The Iron Man-Style Tech of Oblong Mezzanine Makes Video Calling More Stylish, Not More Functional

The Oblong Mezzanine is transforming video calling.

Visual art succeeds when the impact of its observable element matches the impact of the idea behind it.

Style and substance, in other words. Too little substance, and it becomes disposable. The wrong style, and it becomes ineffective.

When you cross the barrier from visual art into visual technology, the same applies. Few technologies must strike this balance more than video conferencing. It’s a uniquely visual form of communication, where its style really is its substance.

Just something to bear in mind as one of the industry’s most stylish visual platforms opens itself up to WebRTC video calling.

Making Movie Fiction into Business Fact

Few visual communications technologies can match the mythology of Oblong Industries’ Mezzanine platform.

The company and its tech are the brain-child of former MIT luminary John Underkoffler, better known as the inspiration and guiding force for the futuristic computer interfaces that dominate Hollywood sci-fi hits Minority Report and Iron Man.

Under his watch, Oblong has produced real-world adaptations of the gesture-driven computer interfaces that Tom Cruise and Robert Downey Jr. so eloquently conducted on screen.

The resulting Mezzanine interface is a series of wall-mounted, interconnected video screens that are navigated by a hand-held wand.
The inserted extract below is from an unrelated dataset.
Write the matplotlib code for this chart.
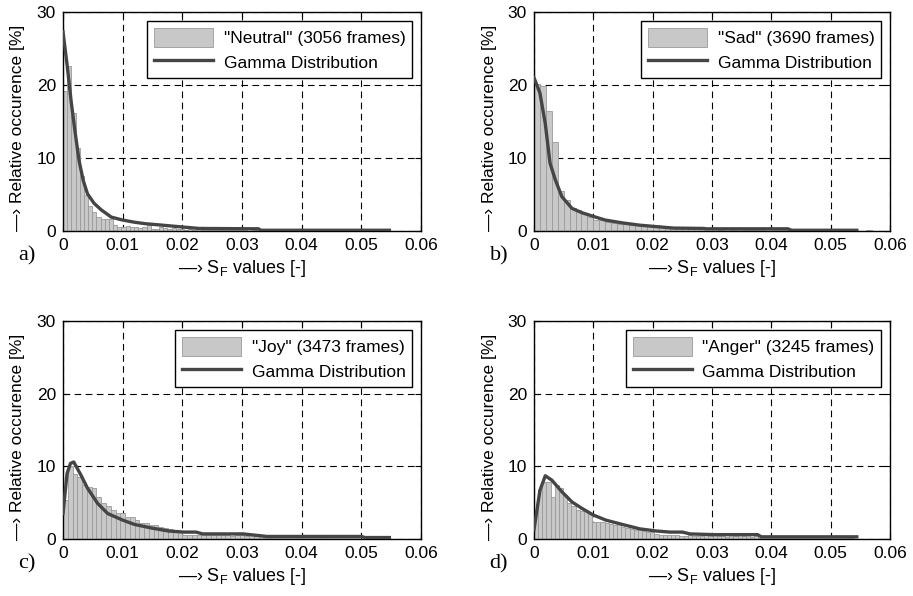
import numpy as np
import matplotlib
matplotlib.use("Agg")
import matplotlib.pyplot as plt

plt.rcParams["font.family"] = ["Liberation Sans", "DejaVu Sans"]
plt.rcParams["mathtext.fontset"] = "custom"
plt.rcParams["mathtext.rm"] = "Liberation Sans"

# histogram bar heights [%], left-aligned bins starting at 0
neutral_bins = [
    19.2, 22.6, 16.2, 11.4, 7.6, 5.0, 3.4, 2.6, 1.9, 1.7, 1.7, 1.6,
    0.8, 0.6, 0.6, 0.7, 0.5, 0.5, 0.4, 0.6, 0.8, 0.3, 0.3, 0.5,
    0.4, 0.3, 0.4, 0.3, 0.3, 0.2, 0.3, 0.2, 0.3, 0.2, 0.2, 0.1,
    0.2, 0.1, 0.1, 0.2, 0.1, 0.1, 0.1, 0.1, 0.0, 0.1, 0.1, 0.0,
    0.1, 0.0, 0.1, 0.0, 0.1, 0.0, 0.0, 0.1, 0.0, 0.0, 0.1, 0.0,
    0.0, 0.1, 0.0, 0.0, 0.0, 0.1, 0.0, 0.0, 0.0, 0.0, 0.1, 0.0,
    0.0, 0.0, 0.0, 0.0, 0.1,
]
sad_bins = [
    20.2, 19.9, 16.5, 12.2, 5.5, 4.2, 3.1, 2.9, 2.5, 1.9,
    1.5, 1.5, 1.3, 1.1, 1.0, 0.9, 0.8, 0.8, 0.7, 0.7,
    0.8, 0.6, 0.5, 0.5, 0.4, 0.4, 0.3, 0.4, 0.3, 0.3,
    0.3, 0.2, 0.3, 0.2, 0.3, 0.2, 0.2, 0.2, 0.2, 0.3,
    0.2, 0.2, 0.1, 0.1, 0.1, 0.1, 0.1, 0.1, 0.1, 0.1,
    0.1, 0.1, 0.1, 0.0, 0.0, 0.0, 0.2,
]
joy_bins = [
    5.4, 10.1, 9.0, 8.5, 7.4, 7.2, 7.0, 5.8, 5.0, 4.5,
    4.0, 3.6, 3.6, 3.0, 3.0, 2.6, 2.2, 2.2, 1.9, 1.9,
    1.6, 1.5, 1.4, 1.2, 1.1, 0.6, 0.5, 0.5, 0.5, 0.5,
    0.6, 0.5, 0.5, 0.6, 0.5, 0.4, 0.5, 0.5, 0.4, 0.5,
    0.4, 0.3, 0.2, 0.2, 0.2, 0.1, 0.2, 0.1, 0.2, 0.1,
    0.1, 0.2, 0.1, 0.1, 0.1, 0.1, 0.2, 0.1, 0.1, 0.1,
    0.1, 0.1, 0.0, 0.1, 0.1, 0.0, 0.1, 0.1,
]
anger_bins = [
    4.0, 6.7, 7.9, 7.9, 5.8, 7.5, 7.0, 6.0, 4.9, 4.5,
    4.0, 3.8, 3.8, 3.4, 2.4, 2.4, 2.4, 2.2, 2.0, 1.9,
    2.0, 1.6, 1.5, 1.4, 1.3, 1.2, 1.1, 1.0, 0.9, 0.7,
    0.6, 0.6, 0.5, 0.5, 0.6, 0.4, 0.4, 0.5, 0.4, 0.4,
    0.4, 0.5, 0.4, 0.5, 0.4, 0.4, 0.3, 0.5, 0.4, 0.5,
    0.4, 0.5, 0.3, 0.4, 0.2, 0.2, 0.1, 0.2, 0.1, 0.2,
    0.1, 0.1, 0.2, 0.1, 0.1, 0.1, 0.2, 0.1, 0.1, 0.1,
    0.1, 0.2, 0.1, 0.1, 0.1, 0.1, 0.1,
]
bin_widths = [0.0007, 0.001, 0.0008, 0.0007]

# fitted gamma curves
neutral_fit_x = [0, 0.00068, 0.00136, 0.002, 0.0027, 0.0034, 0.0041, 0.0052, 0.0064,
                 0.0081, 0.01, 0.012, 0.0138, 0.0166, 0.02, 0.0228, 0.0328, 0.0331, 0.0547]
neutral_fit_y = [27.3, 22.8, 17.8, 13.7, 9.6, 6.9, 5.1, 3.8, 2.9,
                 1.9, 1.5, 1.2, 1.0, 0.8, 0.55, 0.35, 0.3, 0.1, 0.1]
sad_fit_x = [0, 0.001, 0.0019, 0.0027, 0.0036, 0.0047, 0.0064, 0.0081, 0.01, 0.012,
             0.015, 0.0178, 0.0206, 0.0235, 0.0286, 0.029, 0.0428, 0.0434, 0.0544]
sad_fit_y = [21.0, 18.9, 14.7, 9.3, 7.0, 4.7, 3.1, 2.5, 2.0, 1.5,
             1.1, 0.8, 0.6, 0.4, 0.35, 0.3, 0.3, 0.1, 0.1]
joy_fit_x = [0, 0.00068, 0.00125, 0.0018, 0.003, 0.0041, 0.0058, 0.0075, 0.01, 0.012,
             0.0149, 0.0177, 0.0203, 0.0223, 0.0234, 0.0302, 0.0342, 0.05, 0.0506, 0.0547]
joy_fit_y = [3.5, 9.0, 10.4, 10.6, 8.8, 7.0, 4.9, 3.5, 2.6, 2.0,
             1.5, 1.1, 0.95, 0.95, 0.7, 0.7, 0.35, 0.35, 0.2, 0.2]
anger_fit_x = [0, 0.001, 0.0019, 0.003, 0.0047, 0.0064, 0.0081, 0.01, 0.0121, 0.0149,
               0.0178, 0.0206, 0.0229, 0.025, 0.0263, 0.0303, 0.0377, 0.0383, 0.0544]
anger_fit_y = [1.3, 6.7, 8.7, 8.1, 6.5, 5.1, 4.2, 3.3, 2.6, 2.0,
               1.4, 1.1, 0.95, 0.95, 0.7, 0.6, 0.6, 0.3, 0.3]

emotions = ["Neutral", "Sad", "Joy", "Anger"]
frames = [3056, 3690, 3473, 3245]
panel_tags = ["a)", "b)", "c)", "d)"]
x_ticks = [0, 0.01, 0.02, 0.03, 0.04, 0.05, 0.06]
x_tick_labels = ["0", "0.01", "0.02", "0.03", "0.04", "0.05", "0.06"]
y_ticks = [0, 10, 20, 30]

BAR_FACE = "#c8c8c8"
BAR_EDGE = "#9a9a9a"
LINE_COLOR = "#454545"


def draw_panel(ax, bins, width, fit_x, fit_y, emotion, n_frames, tag):
    lefts = np.arange(len(bins)) * width
    bars = ax.bar(lefts, bins, width=width, align="edge", color=BAR_FACE,
                  edgecolor=BAR_EDGE, linewidth=0.6, zorder=2)
    line, = ax.plot(fit_x, fit_y, color=LINE_COLOR, linewidth=2.4, zorder=3)

    ax.set_xlim(0, 0.06)
    ax.set_ylim(0, 30)
    ax.set_xticks(x_ticks)
    ax.set_xticklabels(x_tick_labels)
    ax.set_yticks(y_ticks)
    ax.tick_params(direction="in", length=4, width=0.8, top=True, right=True,
                   labelsize=12.5, pad=5)
    ax.grid(True, color="black", linestyle=(0, (6, 4)), linewidth=0.8, zorder=1)
    ax.set_axisbelow(True)
    for spine in ax.spines.values():
        spine.set_linewidth(1.0)

    ax.set_xlabel("\u2014\u203a S$_\\mathrm{F}$ values [-]", fontsize=13)
    ax.xaxis.set_label_coords(0.5, -0.125)
    ax.set_ylabel("\u2014\u203a Relative occurence [%]", fontsize=12.5)
    ax.yaxis.set_label_coords(-0.105, 0.47)

    leg = ax.legend([bars, line],
                    [f'"{emotion}" ({n_frames} frames)', "Gamma Distribution"],
                    loc="upper right", fontsize=12.5, fancybox=False,
                    edgecolor="black", framealpha=1, borderaxespad=0.5,
                    handlelength=3.4, handleheight=1.3, handletextpad=0.6,
                    borderpad=0.4, labelspacing=0.35)
    leg.get_frame().set_linewidth(1.0)

    ax.text(-0.125, -0.115, tag, transform=ax.transAxes, ha="left", va="center",
            fontsize=16, family="Liberation Serif")


fig = plt.figure(figsize=(9.13, 5.96), dpi=100)
positions = [
    [63 / 913, 1 - 231 / 596, 358 / 913, 219 / 596],
    [534 / 913, 1 - 231 / 596, 356 / 913, 219 / 596],
    [63 / 913, 1 - 539 / 596, 358 / 913, 218 / 596],
    [534 / 913, 1 - 539 / 596, 356 / 913, 218 / 596],
]
all_bins = [neutral_bins, sad_bins, joy_bins, anger_bins]
all_fit_x = [neutral_fit_x, sad_fit_x, joy_fit_x, anger_fit_x]
all_fit_y = [neutral_fit_y, sad_fit_y, joy_fit_y, anger_fit_y]

for i, pos in enumerate(positions):
    ax = fig.add_axes(pos)
    draw_panel(ax, all_bins[i], bin_widths[i], all_fit_x[i], all_fit_y[i],
               emotions[i], frames[i], panel_tags[i])

fig.savefig("out.png", dpi=100)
Each can handle just about any form of data and multimedia display, and visuals can be torn from one and placed on another with ease.

It’s not quite so handsy as the Hollywood visions, but collaborators in these $150,000 rooms have access to a display of unparalleled instant glide, zoom, stretch, rotate, and switch-screen beauty.

It is undeniably stylish, and it has won the approval of some big industry watchdogs. It’s also soon to be available for browser-based video calling.

Video Calling With a Magic Wand

Oblong announced late last year that it had added WebRTC video calling to its list of Mezzanine features. The new Mezz-in version will allow video callers to join a virtual meeting through their browser, without the need for software or codec downloads.

Remote users will be able to alter and control the displays that adorn the walls of a meeting room, and make changes to display and other settings using gestures.

Mezz-in will also work across smartphones and tablets, adding BYOD flexibility.

While it’s great that browser-based callers are now able to be impressed by the Oblong’s magic wand controls, they’ll of course still have to be digitally invited into one of the company’s  high-tech, high-cost rooms for the privilege.

And that’s when you start asking whether a stylish presentation of data that could be shared through conventional video conferencing technology is really worth the price?

Mr. Underkoffler himself has conceded that the real magic in the Oblong product isn’t so much the wand control, but the ability to integrate and manipulate data across several screens.

That trick, even more so than the smooth way it’s achieved, is what you’re really paying for. And we’re not sure that either could be considered virtual meeting necessities.

What’s the Cost of a Good Impression?

Of course Mezzanine is enterprise-level tech, intended for high rollers who want to impress clients, investors, partners, and colleagues at every chance they get.

Which is fair enough. But for the video conferencing market, and adding browser-based calling is a concession to that use, there are far more impressive and functional suites available once money is no longer top priority.

You could get an immersive, telepresence setup with a series of HD screens, state-of-the-art voice-seeking microphones, and 4K cameras that automatically search out and focus on whoever’s talking while giving a 360 degree view of the room. You could even get a virtual director that pieces together your live conversation for a more natural flow.

Sure, you’d have to use a mouse or some other archaic device to switch between slides and multimedia shared screens, but you’d have a system more focused on the humans in the virtual room than the data.

In such a case, the “stylish” portion of the style and substance balance is dedicated to depicting people and letting their conversation move without glitch. The substance is the same, it’s just accessed differently.